Trump has argued that the pain of the trade wars is worth it because it creates negotiation leverage in trade talks with countries like China. Trump bragged about two “historic” victories after he signed a “Phase 1” deal with China and the US-Mexico-Canada Agreement (USMCA), Trump’s highly-touted replacement for NAFTA.
The USMCA is “90 percent identical” to NAFTA, noted The Washington Post’s Catherine Rampell, which Trump called the “worst trade deal ever made.” Much of the rest “largely cribs language from the Trans-Pacific Partnership, an Obama-era deal Trump tore up because it was a ‘disaster’ and a ‘rape of our country,'” in Trump’s words.
The deal does include some protectionist elements for sectors like the US auto industry, but the administration’s own analysis found that these provisions may actually hurt auto companies by raising costs.
The Phase 1 China deal rolled back some, though not nearly all, of the tariffs on China in exchange for Chinese officials pledging to massively increase US agricultural imports. But some farmer groups quickly criticized Trump for making a deal based on a promise of “one-time purchase” rather than long-term relief.
“President Trump said that we’re all going to need to go buy bigger tractors,” North Dakota farmer Justin Sherlock told Reuters. “I don’t think many farmers are going to invest much money until we see that this is a done deal and a long-term deal.”
Chinese officials have already suggested they won’t make the purchases if “market conditions” change, according to The Post, and soybean prices fell despite Trump touting China’s nonbinding promise to buy billions of dollars of soybeans.
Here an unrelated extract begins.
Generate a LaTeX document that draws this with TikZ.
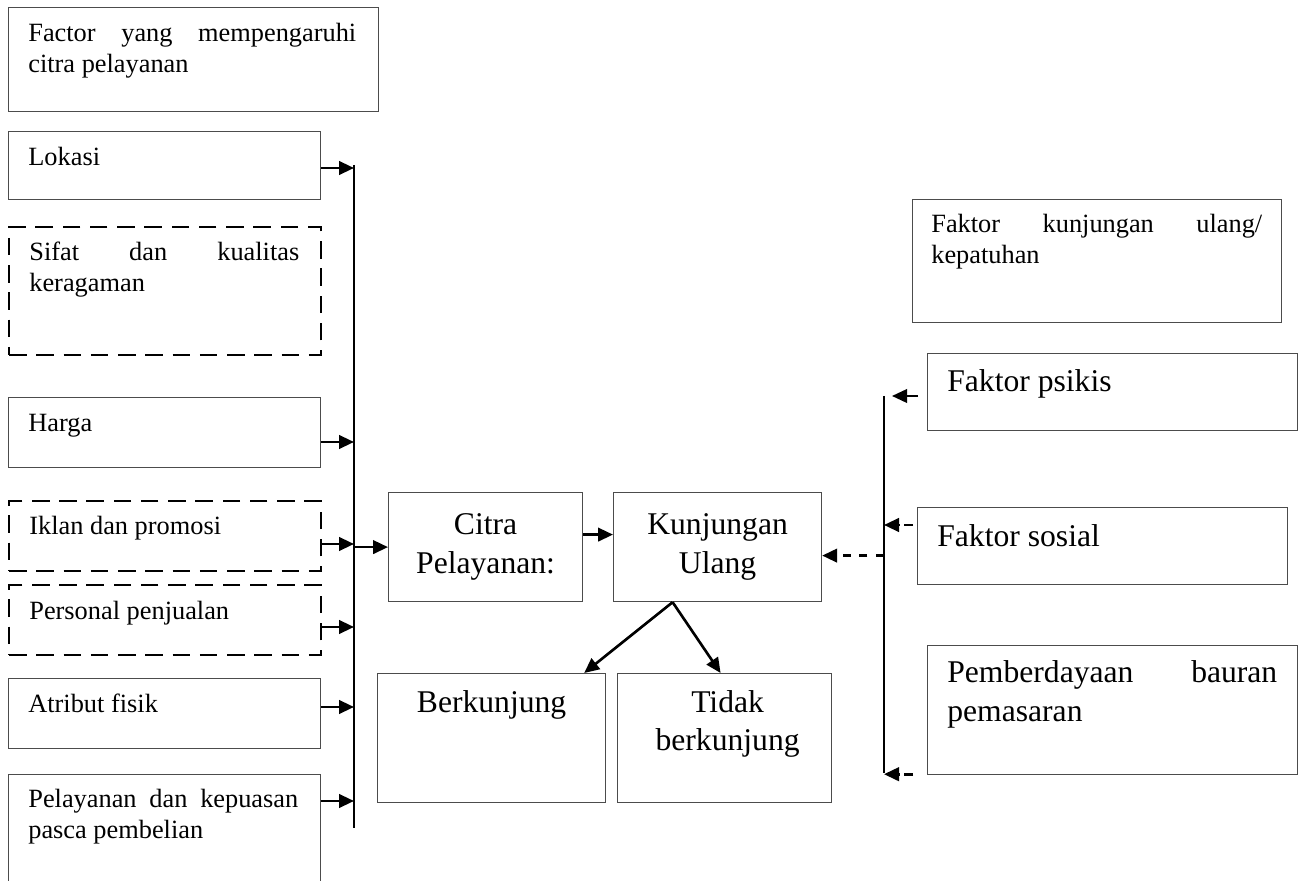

Estimates reported by Bloomberg News suggest that the cost of the tariffs to consumers may wipe out what little benefit families got from the Trump tax cuts, which overwhelmingly flowed to the rich and to corporations.
Gary Hufbauer, a senior fellow at the Peterson Institute for International Economics, predicted to the outlet that the annual cost to households could continue to increase despite Trump’s highly-touted new trade deals.
“For the average household it will be a net loss, no doubt,” he said. “It will be painful.”